Research by the Andersons Centre shows agricultural input inflation ("agflation") has climbed sharply since the start of the Iran conflict, reaching an estimated 7.6pc in March 2026 - well above general inflation (3.0pc) and food inflation (3.2pc).

This coincides with falling prices for agricultural outputs, now 6.5pc lower than the same time last year.

"This highlights a clear ‘cost of farming’ squeeze that the sector is now facing," says the Andersons report.

"Agflation is now rising at its fastest rate since early 2022. While levels remain below the peaks seen following the Ukraine invasion [by Russia], continued disruption linked to the Iran conflict, particularly around the Strait of Hormuz through which around 20pc of global oil and gas flows, still presents challenges for input costs.

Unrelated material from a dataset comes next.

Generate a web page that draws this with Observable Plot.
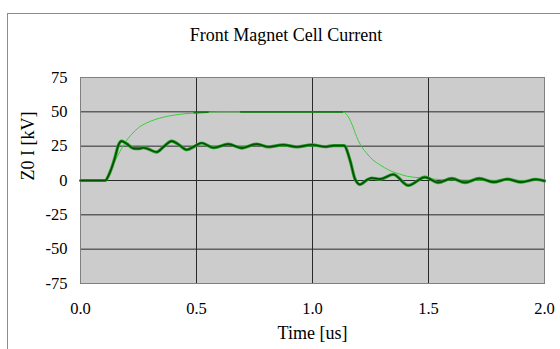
<!DOCTYPE html>
<html>
<head>
<meta charset="utf-8">
<script src="https://cdn.jsdelivr.net/npm/d3@7"></script>
<script src="https://cdn.jsdelivr.net/npm/@observablehq/plot@0.6"></script>
<style>
  html, body { margin: 0; padding: 0; background: #ffffff; overflow: hidden; }
  #wrap { position: relative; width: 560px; height: 349px; overflow: hidden; font-family: "Liberation Serif", "Times New Roman", serif; }
  #frame { position: absolute; left: 7px; top: 13px; width: 700px; height: 500px; border-left: 1px solid #8c8c8c; border-top: 1px solid #8c8c8c; }
  #title { position: relative; height: 45px; }
  #title span { position: absolute; left: 0; width: 572px; top: 26px; text-align: center; font-size: 18px; line-height: 1; color: #000; }
  #chart { position: relative; }
  #chart svg text { font-family: "Liberation Serif", "Times New Roman", serif; font-variant: normal; }
</style>
</head>
<body>
<div id="wrap">
  <div id="frame"></div>
  <div id="title"><span>Front Magnet Cell Current</span></div>
  <div id="chart"></div>
</div>
<script>
// Tick labels
const xTicks = [0, 0.5, 1.0, 1.5, 2.0];
const yTicks = [-75, -50, -25, 0, 25, 50, 75];
const xGrid = [0.5, 1.0, 1.5];
const yGrid = [-50, -25, 0, 25, 50];

// Light green series (smooth exponential-like response)
const lightT = [0, 0.105, 0.12, 0.14, 0.16, 0.18, 0.2, 0.22, 0.25, 0.28, 0.32, 0.36, 0.4, 0.45, 0.5, 0.55, 0.6, 0.7, 0.9, 1.13, 1.15, 1.17, 1.19, 1.205, 1.23, 1.26, 1.29, 1.33, 1.37, 1.41, 1.46, 1.5, 1.6, 1.7, 1.85, 2.0];
const lightV = [0, 0, 4, 11, 18, 24, 29.5, 33.5, 38.5, 41.5, 44.3, 46.2, 47.5, 48.6, 49.3, 49.8, 50, 50, 50, 50, 47.5, 41, 32, 26.5, 20.5, 15, 11.5, 7.5, 5, 3, 2, 1.2, 0.5, 0.2, 0.1, 0];

// Dark green series (ringing current)
const darkT = [0, 0.106, 0.127, 0.149, 0.163, 0.177, 0.199, 0.228, 0.25, 0.271, 0.292, 0.328, 0.357, 0.393, 0.422, 0.458, 0.486, 0.522, 0.573, 0.637, 0.695, 0.759, 0.81, 0.874, 0.932, 0.997, 1.054, 1.09, 1.136, 1.162, 1.183, 1.205, 1.235, 1.255, 1.291, 1.348, 1.413, 1.485, 1.542, 1.6, 1.657, 1.719, 1.78, 1.84, 1.9, 1.963, 2.0];
const darkV = [0, 0, 6, 17, 25.6, 28.7, 26.8, 23.4, 23.2, 23.9, 22.9, 20.7, 24.4, 28.7, 26.3, 22.4, 24.4, 27.3, 23.9, 26.5, 23.6, 26.5, 24.4, 26, 24.4, 26, 24.6, 25.4, 25.4, 14.6, 1.2, -2.9, 0.5, 1.8, 1.0, 4.4, -3.6, 2.4, -1.5, 1.5, -1.5, 1.5, -1.2, 1.0, -1.2, 0.8, -0.3];

// Darker overlay pieces on the 50 kV plateau
const overT = [0.49, 0.55, 0.69, 1.13];
const overV = [49.3, 49.8, 50, 50];
const overSeg = [1, 1, 2, 2];

const light = lightT.map((t, i) => ({t, v: lightV[i]}));
const dark = darkT.map((t, i) => ({t, v: darkV[i]}));
const over = overT.map((t, i) => ({t, v: overV[i], s: overSeg[i]}));

const serif = "Liberation Serif";
const chart = Plot.plot({
  width: 560,
  height: 304,
  marginTop: 32,
  marginBottom: 66,
  marginLeft: 80,
  marginRight: 16,
  style: {fontFamily: serif, fontSize: "16px", background: "transparent", color: "#000"},
  x: {domain: [0, 2]},
  y: {domain: [-75, 75]},
  marks: [
    Plot.frame({fill: "#cccccc", stroke: null}),
    Plot.ruleY(yGrid, {stroke: "#2a2a2a", strokeWidth: 1}),
    Plot.ruleX(xGrid, {stroke: "#2a2a2a", strokeWidth: 1}),
    Plot.frame({stroke: "#808080", strokeWidth: 1}),
    Plot.line(light, {x: "t", y: "v", stroke: "#3ccc3c", strokeWidth: 1, curve: "monotone-x"}),
    Plot.line(over, {x: "t", y: "v", z: "s", stroke: "#147814", strokeWidth: 1.6}),
    Plot.line(dark, {x: "t", y: "v", stroke: "#2e9e2e", strokeWidth: 3.2, curve: "monotone-x"}),
    Plot.line(dark, {x: "t", y: "v", stroke: "#005200", strokeWidth: 1.6, curve: "monotone-x"}),
    Plot.axisX({ticks: xTicks, tickSize: 0, tickPadding: 19, tickFormat: d => d.toFixed(1), label: null, fontFamily: serif, fontSize: 16.5}),
    Plot.axisY({ticks: yTicks, tickSize: 0, tickPadding: 13, tickFormat: d => String(d), label: null, fontFamily: serif, fontSize: 16.5}),
    Plot.text(["Time [us]"], {frameAnchor: "bottom", dy: 55, fontSize: 18, fontFamily: serif, fill: "#000"}),
    Plot.text(["Z0 I [kV]"], {frameAnchor: "left", dx: -52, rotate: -90, fontSize: 18, fontFamily: serif, fill: "#000"})
  ]
});
document.getElementById("chart").appendChild(chart);
</script>
</body>
</html>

"In contrast to 2022, when output prices rose alongside costs due to Black Sea supply disruption, current global grain and milk supplies remain ample. As a result, output prices are subdued, intensifying profitability pressure faced by UK farmers."

The agflation rise is especially evident in nitrogen fertiliser costs - particularly as around 30pc of global urea supply is constrained by the Strait of Hormuz, says the report.

But farm input pressures are not limited to fertiliser. Rising energy and fuel prices are feeding through into machinery and contracting costs.

Andersons says a prolonged conflict "would also risk broader inflationary spillovers, raising the prospect of renewed pressure on consumer demand and a wider cost-of-living squeeze".

It adds: "This points to a challenging outlook for UK farming, with margins under pressure from both sides at a time when support is declining in real terms."